It is what opposition parties do. When their policies are rejected by the voters, they go out and listen to 'real people' to find out what they would like to hear.

Conservative leader William Hague launched his 'Listening to Britain' campaign last year, setting up meetings around the country to take the pulse of the nation.

Last week it was Philip Hammond's turn to listen to Britain. Or, at least, the bit of Britain living in Camberwell that wanted to sit in a church hall on a freezing Thursday night, talking to the Opposition's junior health spokesman.

In other words, a dozen people.

Linda Bailey, a Bexley councillor who told HSJ that she wanted an 'opportunity to have an input on national policy', made her mark with a question on waiting lists.

'I am a bit worried about whether money is being spent on waiting lists that could go on other things,' she said.

Conservative Medical Society chair Howard Freeman, who led the debate while Mr Hammond did his listening thing, said this was a 'a real issue'.
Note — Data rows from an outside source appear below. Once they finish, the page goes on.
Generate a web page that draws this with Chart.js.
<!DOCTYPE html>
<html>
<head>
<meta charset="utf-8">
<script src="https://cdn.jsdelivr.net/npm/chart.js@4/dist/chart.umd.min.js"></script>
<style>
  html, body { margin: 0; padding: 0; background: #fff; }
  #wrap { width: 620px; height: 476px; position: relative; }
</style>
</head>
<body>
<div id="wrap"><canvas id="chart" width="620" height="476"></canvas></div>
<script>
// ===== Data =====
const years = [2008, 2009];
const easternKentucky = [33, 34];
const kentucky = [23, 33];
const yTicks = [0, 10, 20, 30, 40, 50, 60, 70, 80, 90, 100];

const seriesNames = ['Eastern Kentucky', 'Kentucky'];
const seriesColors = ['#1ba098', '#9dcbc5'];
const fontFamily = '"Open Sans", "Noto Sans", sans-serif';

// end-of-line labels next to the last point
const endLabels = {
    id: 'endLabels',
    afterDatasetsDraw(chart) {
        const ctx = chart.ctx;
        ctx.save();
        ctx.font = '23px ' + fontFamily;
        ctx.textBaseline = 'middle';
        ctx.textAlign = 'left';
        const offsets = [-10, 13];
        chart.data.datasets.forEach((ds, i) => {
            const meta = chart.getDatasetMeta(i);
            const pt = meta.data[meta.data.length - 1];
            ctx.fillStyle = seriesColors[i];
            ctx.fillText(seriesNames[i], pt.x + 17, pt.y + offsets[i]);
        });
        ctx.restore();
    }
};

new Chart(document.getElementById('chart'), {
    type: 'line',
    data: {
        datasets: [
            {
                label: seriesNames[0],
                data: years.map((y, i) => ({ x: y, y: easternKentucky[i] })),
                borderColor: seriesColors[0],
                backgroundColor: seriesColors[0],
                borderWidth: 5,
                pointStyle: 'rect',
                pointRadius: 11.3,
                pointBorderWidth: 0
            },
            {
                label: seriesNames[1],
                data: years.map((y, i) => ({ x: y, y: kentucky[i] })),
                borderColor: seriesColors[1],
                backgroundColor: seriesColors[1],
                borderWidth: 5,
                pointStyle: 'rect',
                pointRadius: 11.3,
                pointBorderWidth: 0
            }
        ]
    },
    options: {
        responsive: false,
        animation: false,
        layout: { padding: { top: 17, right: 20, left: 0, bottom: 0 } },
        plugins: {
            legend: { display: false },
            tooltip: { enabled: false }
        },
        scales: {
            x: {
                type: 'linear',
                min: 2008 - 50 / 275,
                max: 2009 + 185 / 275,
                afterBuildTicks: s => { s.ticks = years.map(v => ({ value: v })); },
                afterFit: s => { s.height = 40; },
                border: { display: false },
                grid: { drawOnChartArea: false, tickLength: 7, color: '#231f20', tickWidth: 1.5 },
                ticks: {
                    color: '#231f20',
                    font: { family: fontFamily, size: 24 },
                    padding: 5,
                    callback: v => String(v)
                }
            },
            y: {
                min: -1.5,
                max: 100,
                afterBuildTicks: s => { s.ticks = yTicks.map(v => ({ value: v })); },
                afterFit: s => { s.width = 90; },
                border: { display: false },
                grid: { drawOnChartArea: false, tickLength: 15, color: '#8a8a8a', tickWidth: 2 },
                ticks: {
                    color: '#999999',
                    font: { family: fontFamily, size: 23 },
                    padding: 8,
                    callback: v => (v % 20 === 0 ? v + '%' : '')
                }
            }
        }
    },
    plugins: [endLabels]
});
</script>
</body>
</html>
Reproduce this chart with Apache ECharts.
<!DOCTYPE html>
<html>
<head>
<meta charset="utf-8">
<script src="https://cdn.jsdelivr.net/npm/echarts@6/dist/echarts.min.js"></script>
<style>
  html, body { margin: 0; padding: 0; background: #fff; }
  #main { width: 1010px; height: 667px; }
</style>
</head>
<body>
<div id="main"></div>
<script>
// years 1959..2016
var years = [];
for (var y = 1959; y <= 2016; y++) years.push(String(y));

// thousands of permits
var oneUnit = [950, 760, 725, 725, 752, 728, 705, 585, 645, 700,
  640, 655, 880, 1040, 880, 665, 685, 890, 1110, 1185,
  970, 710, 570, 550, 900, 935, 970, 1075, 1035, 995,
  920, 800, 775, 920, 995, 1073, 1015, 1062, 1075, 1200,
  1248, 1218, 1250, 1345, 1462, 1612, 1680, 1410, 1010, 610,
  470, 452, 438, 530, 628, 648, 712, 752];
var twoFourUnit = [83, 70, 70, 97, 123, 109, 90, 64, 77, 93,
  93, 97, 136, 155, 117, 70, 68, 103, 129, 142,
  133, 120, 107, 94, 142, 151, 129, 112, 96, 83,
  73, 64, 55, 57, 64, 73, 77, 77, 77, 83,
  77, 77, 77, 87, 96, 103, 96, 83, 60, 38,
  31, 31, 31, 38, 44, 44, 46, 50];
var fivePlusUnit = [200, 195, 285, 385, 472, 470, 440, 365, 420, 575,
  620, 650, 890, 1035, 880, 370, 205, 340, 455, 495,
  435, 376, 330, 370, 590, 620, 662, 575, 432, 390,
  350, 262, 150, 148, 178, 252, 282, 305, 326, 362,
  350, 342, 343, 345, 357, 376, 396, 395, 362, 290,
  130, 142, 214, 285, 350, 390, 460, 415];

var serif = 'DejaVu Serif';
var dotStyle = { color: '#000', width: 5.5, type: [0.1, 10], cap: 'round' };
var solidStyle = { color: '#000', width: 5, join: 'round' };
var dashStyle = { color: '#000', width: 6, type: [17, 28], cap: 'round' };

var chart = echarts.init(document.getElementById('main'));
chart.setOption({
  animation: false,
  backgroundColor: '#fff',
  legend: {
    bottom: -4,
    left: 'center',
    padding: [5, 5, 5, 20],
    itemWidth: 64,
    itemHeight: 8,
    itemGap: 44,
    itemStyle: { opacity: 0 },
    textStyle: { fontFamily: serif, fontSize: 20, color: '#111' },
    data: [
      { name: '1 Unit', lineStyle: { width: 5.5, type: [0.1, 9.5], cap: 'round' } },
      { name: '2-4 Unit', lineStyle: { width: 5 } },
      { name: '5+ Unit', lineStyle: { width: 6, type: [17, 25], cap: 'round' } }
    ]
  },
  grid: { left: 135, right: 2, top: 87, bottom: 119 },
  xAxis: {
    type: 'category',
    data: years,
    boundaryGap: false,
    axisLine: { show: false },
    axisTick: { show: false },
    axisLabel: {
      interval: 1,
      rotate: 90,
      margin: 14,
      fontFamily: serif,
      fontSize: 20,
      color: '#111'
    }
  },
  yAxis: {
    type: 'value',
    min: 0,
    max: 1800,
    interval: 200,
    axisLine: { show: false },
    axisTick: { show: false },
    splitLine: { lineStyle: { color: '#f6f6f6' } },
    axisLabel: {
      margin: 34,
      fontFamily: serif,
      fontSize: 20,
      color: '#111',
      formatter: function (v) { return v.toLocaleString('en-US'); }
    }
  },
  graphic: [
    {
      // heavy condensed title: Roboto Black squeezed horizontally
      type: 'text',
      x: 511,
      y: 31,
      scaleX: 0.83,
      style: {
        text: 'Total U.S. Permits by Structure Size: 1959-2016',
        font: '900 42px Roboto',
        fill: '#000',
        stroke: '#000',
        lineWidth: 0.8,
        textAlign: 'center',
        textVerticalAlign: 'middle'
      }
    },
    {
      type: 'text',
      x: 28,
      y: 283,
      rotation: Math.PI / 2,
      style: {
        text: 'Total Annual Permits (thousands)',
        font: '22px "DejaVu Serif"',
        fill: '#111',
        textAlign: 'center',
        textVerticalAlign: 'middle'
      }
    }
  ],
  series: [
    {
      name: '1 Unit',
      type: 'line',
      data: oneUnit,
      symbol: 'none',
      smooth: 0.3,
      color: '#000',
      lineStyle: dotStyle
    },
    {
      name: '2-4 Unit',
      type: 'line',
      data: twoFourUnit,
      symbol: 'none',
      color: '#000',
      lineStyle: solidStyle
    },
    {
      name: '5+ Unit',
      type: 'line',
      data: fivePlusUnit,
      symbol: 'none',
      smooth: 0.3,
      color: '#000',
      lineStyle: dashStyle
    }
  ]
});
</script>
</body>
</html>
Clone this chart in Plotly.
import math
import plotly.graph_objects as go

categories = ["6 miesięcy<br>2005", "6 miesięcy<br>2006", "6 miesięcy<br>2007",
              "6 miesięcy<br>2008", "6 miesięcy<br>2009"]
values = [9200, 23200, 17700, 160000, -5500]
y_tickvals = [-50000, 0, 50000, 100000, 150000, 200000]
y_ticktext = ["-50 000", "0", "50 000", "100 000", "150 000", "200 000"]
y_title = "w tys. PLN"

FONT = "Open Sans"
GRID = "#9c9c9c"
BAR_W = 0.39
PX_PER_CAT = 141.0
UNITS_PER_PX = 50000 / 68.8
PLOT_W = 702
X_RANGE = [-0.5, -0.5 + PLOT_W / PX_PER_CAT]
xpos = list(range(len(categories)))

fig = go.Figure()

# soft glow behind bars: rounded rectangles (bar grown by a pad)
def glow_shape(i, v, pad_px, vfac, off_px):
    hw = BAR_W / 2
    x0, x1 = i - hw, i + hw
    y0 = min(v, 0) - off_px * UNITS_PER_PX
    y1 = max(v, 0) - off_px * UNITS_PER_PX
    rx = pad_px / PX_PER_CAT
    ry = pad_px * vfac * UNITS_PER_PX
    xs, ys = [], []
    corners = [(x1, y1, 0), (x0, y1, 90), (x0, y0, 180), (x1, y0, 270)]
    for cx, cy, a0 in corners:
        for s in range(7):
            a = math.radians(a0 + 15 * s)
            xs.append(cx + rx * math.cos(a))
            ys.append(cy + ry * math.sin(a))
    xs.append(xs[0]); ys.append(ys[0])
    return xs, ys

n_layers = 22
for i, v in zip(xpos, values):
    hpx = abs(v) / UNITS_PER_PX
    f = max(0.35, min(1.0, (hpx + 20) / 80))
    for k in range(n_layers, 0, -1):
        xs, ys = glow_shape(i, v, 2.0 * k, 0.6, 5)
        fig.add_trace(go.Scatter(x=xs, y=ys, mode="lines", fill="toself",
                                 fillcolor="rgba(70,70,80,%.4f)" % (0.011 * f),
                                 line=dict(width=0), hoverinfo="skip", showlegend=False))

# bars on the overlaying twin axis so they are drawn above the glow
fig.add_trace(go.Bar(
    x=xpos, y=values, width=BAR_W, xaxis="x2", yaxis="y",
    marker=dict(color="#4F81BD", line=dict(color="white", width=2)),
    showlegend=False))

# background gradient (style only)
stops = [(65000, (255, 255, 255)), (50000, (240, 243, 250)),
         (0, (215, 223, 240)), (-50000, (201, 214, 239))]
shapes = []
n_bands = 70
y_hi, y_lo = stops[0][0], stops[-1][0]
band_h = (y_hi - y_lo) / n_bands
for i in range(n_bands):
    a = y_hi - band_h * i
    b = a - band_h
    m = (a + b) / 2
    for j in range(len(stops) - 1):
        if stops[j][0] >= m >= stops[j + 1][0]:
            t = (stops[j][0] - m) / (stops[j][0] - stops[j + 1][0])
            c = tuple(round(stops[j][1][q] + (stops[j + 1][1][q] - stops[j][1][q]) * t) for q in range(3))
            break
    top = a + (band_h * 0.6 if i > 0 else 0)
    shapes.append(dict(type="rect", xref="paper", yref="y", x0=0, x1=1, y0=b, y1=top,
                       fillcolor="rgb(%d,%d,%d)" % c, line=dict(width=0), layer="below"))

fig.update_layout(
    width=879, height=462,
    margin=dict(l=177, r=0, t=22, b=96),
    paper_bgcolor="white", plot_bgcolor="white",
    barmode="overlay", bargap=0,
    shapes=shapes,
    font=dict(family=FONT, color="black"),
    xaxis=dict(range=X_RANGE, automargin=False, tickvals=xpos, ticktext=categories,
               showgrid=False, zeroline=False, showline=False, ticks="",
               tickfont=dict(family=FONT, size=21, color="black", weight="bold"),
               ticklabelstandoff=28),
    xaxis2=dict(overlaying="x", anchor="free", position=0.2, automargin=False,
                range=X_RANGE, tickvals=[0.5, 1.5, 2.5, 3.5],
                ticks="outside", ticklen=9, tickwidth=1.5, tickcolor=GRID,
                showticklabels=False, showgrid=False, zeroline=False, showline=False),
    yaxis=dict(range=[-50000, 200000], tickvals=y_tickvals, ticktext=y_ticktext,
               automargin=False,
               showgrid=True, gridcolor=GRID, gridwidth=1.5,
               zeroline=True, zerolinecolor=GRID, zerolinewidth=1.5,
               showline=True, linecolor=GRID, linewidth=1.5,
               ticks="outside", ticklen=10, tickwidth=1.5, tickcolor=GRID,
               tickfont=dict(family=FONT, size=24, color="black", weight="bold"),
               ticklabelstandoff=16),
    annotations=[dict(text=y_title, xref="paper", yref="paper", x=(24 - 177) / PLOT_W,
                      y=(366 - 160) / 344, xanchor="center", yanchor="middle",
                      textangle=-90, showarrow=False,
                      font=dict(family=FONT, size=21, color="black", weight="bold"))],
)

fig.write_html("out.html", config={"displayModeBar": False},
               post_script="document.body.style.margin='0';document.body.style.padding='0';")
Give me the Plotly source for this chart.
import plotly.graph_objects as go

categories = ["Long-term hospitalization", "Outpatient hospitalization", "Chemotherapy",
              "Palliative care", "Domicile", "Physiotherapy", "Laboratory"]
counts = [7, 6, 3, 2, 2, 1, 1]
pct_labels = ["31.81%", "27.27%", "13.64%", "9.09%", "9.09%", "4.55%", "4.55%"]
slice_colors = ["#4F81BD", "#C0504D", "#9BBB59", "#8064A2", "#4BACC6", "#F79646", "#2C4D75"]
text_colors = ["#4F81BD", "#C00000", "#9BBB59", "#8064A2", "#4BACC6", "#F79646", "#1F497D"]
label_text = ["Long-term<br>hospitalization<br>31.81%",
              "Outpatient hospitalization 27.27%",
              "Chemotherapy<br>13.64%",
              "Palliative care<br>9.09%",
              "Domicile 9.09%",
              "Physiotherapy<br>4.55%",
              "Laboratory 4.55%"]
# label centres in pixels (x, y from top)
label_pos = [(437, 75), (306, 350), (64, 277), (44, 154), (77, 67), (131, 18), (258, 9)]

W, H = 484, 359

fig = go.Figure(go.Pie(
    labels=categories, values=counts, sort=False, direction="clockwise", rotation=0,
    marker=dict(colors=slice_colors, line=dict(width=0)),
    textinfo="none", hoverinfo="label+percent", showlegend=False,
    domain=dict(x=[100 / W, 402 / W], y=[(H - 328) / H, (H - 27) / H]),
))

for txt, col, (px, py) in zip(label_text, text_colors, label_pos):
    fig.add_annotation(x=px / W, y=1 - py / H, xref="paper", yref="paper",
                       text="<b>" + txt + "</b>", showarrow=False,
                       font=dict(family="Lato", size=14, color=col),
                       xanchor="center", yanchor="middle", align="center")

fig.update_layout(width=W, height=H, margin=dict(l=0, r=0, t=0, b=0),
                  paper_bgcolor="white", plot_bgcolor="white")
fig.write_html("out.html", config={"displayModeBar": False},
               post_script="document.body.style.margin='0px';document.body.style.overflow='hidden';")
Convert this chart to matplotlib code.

Paul Vinnell, news editor of the Southwark News and chair of the meeting, asked why waiting lists were longer in some areas than others.

'That is a very good question,' said Mr Freeman, blaming 'the postcode NHS' as if the previous Conservative government had never heard of it.

Mr Vinnell also wondered if the audience was concerned about the end of GP fundholding.

To mutters of 'yes, yes', Mr Freeman explained that the end of fundholding and the advent of primary care groups would change the doctor-patient relationship.

A lay member would have to try to represent the public on a PCG 'involving 50 GPs and up to 250,000 people', he said. And that would be 'very different from you coming to me to discuss something' with funding implications.

Mrs Bailey felt people would not be happy about their GP 'having to go to a committee'.

But the real concerns of the meeting lay elsewhere. The audience felt strongly that people should turn up for GP and hospital appointments.

A GP who worked 'in a deprived area (where) it is very difficult to keep these people in line' won widespread support for his suggestion that patients should have to put down a deposit on an appointment. It would be refunded if they turned up.

Audience members were also broadly supportive of prescription charges and 'small' charges for visits to GPs. As one pensioner put it, 'anything that is free is not valued'.

Several went further and argued that people had a 'moral duty' to pay for their own care if they could afford it.

And there was considerable debate about the rights and wrongs of giving 'people going on African holidays' free injections, and giving 'bogus asylum seekers' the right to use the NHS. A younger Conservative Party member, Joseph McKenna, argued that it would be 'morally repugnant' to 'send people away again to die'.

At least one middle-aged woman was unsure. 'I am not a hard-hearted person,' she said. 'But we have to be realistic and ask where the money is going to come from.'

Summing up, Mr Hammond trod carefully, claiming that there were 'gangs of criminals' bringing false asylum seekers to Britain to 'get very expensive care'.

But he suggested it might make more sense to invest in preventive medicine in countries 'like Albania' than to 'open the gates to the few people who get here'.

He 'noted' other comments, arguing that PCGs were an 'artificial construct' that would not command the loyalty of the 'natural unit' of the GP practice, which Conservative thinking should focus on.

He also said he had been 'impressed' by European models for funding healthcare through compulsory, state-run insurance schemes.

'The problem with holding the debate in this country, is that we only know the US model, because we watch ER, quite frankly,' he said.

'We do not know about the systems in France or Germany, or how they are funded.'

The audience looked slightly baffled. But Mr Hammond assured them that 'meetings like this are very valuable' and made an important contribution to the debate.